- Description of the task -
Say how many lines of the listing below contain "Clone", giving the number and nothing else.
==== Provided entries
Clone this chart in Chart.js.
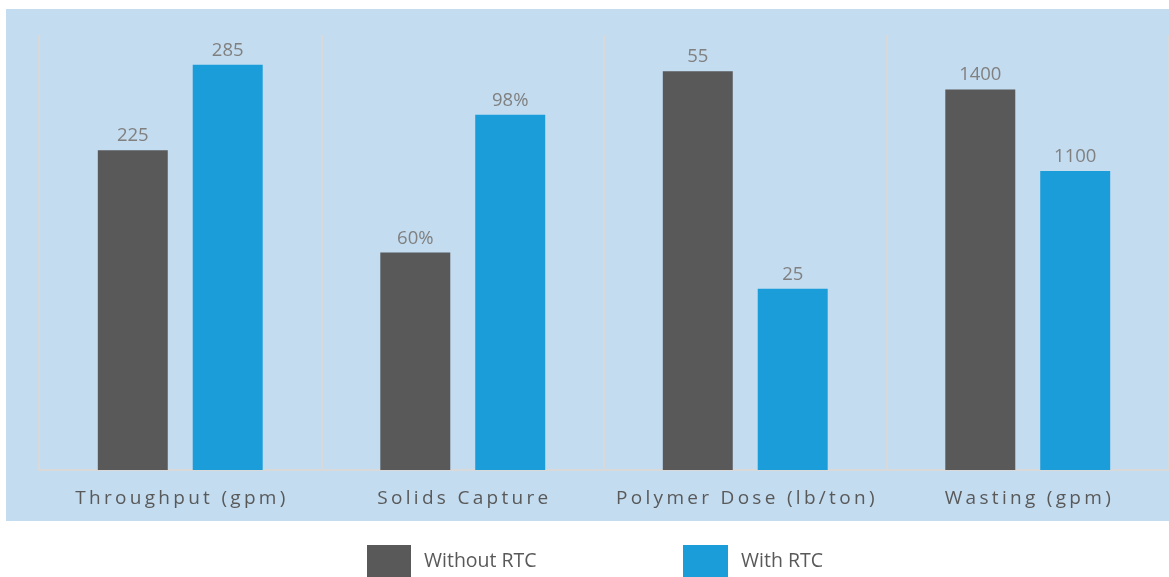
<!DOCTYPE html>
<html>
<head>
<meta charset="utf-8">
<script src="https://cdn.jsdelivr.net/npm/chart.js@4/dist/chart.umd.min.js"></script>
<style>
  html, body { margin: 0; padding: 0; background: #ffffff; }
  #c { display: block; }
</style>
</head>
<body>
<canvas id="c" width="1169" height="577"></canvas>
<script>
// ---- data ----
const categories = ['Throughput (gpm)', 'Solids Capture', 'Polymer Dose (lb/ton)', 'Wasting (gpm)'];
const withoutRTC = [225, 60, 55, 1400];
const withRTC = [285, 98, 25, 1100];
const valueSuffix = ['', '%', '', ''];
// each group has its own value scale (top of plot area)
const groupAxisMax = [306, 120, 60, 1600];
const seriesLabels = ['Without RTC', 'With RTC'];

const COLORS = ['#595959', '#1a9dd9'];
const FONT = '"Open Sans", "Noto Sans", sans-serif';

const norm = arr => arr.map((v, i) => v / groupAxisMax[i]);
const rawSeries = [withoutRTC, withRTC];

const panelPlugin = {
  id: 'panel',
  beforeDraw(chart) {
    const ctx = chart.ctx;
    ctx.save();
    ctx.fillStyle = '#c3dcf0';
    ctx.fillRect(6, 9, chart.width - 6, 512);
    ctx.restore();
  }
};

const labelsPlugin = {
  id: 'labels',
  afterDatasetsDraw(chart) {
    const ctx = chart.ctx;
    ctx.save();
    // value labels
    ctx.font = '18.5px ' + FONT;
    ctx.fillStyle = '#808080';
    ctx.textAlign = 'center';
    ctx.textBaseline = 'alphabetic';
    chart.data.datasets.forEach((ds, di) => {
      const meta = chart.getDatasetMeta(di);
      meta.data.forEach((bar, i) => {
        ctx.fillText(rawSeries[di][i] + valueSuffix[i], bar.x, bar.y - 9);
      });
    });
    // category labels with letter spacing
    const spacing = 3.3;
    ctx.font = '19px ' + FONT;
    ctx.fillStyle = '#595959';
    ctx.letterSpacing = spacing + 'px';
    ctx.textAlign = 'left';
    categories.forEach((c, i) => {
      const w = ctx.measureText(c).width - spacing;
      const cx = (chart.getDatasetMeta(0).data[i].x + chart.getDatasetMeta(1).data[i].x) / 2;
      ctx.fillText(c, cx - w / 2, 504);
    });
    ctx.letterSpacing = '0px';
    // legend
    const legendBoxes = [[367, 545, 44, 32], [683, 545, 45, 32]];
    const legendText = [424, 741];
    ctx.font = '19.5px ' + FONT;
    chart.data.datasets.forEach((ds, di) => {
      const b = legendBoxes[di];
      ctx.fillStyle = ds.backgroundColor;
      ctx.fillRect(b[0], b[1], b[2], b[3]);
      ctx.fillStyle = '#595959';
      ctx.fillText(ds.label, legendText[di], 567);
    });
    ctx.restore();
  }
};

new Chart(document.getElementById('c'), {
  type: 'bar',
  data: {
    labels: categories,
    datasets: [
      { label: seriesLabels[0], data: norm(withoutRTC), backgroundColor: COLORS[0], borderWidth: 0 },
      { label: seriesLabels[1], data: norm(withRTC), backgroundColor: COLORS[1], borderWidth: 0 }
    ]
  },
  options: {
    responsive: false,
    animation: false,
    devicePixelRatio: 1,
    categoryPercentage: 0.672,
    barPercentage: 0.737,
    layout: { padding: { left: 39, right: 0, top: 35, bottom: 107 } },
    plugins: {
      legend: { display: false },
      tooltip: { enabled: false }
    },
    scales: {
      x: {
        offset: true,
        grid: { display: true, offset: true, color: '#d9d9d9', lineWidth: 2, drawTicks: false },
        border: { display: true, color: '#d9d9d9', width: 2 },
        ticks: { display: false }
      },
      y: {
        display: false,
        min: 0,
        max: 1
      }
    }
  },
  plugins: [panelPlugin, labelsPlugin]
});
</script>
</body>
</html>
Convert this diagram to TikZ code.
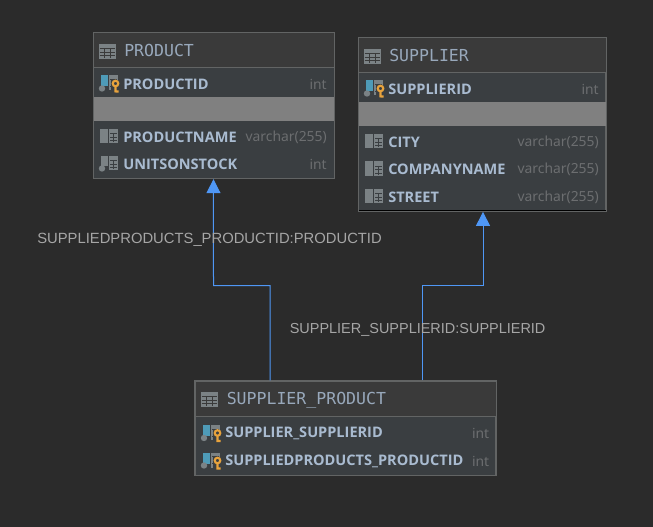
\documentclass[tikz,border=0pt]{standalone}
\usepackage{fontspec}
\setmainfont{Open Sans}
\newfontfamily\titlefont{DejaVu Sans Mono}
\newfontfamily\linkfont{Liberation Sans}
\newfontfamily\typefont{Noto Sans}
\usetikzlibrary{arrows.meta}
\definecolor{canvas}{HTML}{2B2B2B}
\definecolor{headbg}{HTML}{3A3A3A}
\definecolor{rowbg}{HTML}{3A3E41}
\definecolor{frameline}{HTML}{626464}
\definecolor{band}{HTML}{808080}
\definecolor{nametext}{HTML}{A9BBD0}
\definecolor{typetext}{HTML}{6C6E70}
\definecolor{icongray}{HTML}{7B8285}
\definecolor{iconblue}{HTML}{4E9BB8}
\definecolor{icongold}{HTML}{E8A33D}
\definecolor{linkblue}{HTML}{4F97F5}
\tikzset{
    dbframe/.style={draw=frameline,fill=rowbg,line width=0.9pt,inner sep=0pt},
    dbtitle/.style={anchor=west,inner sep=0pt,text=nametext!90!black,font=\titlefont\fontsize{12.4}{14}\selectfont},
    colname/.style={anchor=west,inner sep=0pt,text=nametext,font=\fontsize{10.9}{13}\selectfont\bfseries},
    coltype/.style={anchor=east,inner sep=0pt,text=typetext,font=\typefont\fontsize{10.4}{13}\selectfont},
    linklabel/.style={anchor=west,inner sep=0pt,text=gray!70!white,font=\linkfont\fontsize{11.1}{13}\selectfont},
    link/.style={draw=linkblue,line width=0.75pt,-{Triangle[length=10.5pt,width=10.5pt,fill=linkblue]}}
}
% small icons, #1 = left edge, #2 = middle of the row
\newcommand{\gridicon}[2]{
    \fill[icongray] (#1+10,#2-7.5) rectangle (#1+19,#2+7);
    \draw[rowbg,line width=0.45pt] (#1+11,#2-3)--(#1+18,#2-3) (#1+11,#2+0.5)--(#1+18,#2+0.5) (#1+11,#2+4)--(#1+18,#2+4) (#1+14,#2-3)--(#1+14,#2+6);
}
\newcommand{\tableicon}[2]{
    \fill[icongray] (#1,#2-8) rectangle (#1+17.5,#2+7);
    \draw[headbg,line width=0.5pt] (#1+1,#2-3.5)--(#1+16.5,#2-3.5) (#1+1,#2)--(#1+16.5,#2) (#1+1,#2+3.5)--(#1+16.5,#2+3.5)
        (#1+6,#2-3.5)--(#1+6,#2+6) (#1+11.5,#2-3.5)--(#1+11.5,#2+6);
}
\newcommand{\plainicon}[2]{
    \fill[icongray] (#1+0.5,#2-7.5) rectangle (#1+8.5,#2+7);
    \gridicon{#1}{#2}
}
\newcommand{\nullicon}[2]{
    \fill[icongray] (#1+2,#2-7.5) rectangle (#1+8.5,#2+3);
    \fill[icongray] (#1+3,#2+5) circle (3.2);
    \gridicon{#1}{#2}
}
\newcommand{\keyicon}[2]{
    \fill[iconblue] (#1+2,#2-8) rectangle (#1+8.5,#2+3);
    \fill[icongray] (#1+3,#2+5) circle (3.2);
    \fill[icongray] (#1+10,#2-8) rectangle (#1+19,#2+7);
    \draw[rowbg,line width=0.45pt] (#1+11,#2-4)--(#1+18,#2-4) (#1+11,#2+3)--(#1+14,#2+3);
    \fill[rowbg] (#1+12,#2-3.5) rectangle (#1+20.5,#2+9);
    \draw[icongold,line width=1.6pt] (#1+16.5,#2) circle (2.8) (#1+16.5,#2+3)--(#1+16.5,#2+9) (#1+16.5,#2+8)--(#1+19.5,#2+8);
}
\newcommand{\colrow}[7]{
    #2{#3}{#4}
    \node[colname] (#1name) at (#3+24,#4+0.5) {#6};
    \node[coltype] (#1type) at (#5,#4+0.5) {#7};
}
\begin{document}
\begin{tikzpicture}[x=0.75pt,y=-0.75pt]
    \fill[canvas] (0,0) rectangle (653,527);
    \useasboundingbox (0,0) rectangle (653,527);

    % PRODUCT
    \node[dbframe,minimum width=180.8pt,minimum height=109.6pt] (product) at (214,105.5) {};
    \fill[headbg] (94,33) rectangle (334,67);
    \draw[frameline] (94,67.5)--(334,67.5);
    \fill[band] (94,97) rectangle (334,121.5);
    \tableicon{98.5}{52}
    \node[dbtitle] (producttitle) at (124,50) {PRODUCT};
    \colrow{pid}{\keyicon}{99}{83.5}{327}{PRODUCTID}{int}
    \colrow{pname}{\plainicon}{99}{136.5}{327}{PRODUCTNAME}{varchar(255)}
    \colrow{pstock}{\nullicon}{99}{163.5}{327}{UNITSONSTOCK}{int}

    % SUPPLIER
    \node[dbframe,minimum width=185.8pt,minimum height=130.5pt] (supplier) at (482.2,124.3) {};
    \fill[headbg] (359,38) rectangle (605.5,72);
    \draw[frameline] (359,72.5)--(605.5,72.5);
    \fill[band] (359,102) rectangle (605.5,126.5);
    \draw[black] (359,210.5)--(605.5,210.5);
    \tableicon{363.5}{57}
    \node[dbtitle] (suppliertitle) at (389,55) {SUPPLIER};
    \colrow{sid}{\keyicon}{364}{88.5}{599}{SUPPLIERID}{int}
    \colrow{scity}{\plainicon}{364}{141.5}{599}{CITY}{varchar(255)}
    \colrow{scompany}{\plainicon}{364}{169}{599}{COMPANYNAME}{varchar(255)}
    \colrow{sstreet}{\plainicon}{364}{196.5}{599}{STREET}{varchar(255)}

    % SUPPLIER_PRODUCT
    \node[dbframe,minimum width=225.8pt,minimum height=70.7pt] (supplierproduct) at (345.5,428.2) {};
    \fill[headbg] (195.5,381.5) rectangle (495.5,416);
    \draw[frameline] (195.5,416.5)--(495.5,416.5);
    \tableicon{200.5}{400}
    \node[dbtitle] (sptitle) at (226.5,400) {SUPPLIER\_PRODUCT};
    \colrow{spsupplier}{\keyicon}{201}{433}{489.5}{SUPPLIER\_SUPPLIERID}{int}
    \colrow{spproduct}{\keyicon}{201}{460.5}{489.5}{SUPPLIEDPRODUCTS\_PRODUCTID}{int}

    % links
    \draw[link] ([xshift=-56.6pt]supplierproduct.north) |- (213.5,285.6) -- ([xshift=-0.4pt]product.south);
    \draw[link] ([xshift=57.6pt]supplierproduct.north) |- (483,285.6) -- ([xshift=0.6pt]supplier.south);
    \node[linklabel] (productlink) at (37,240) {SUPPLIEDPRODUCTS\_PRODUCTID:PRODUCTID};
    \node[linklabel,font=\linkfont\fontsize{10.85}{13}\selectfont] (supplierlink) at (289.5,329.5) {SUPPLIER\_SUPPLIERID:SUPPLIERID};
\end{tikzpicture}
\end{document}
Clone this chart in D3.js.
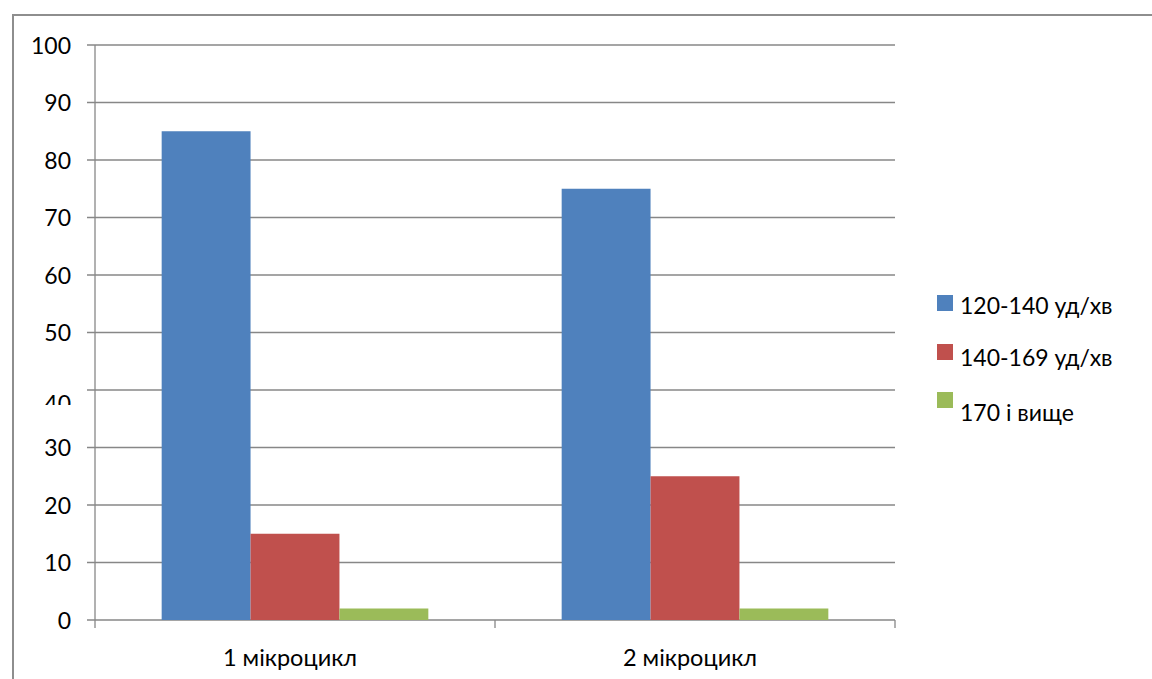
========
- Result of this exercise -
2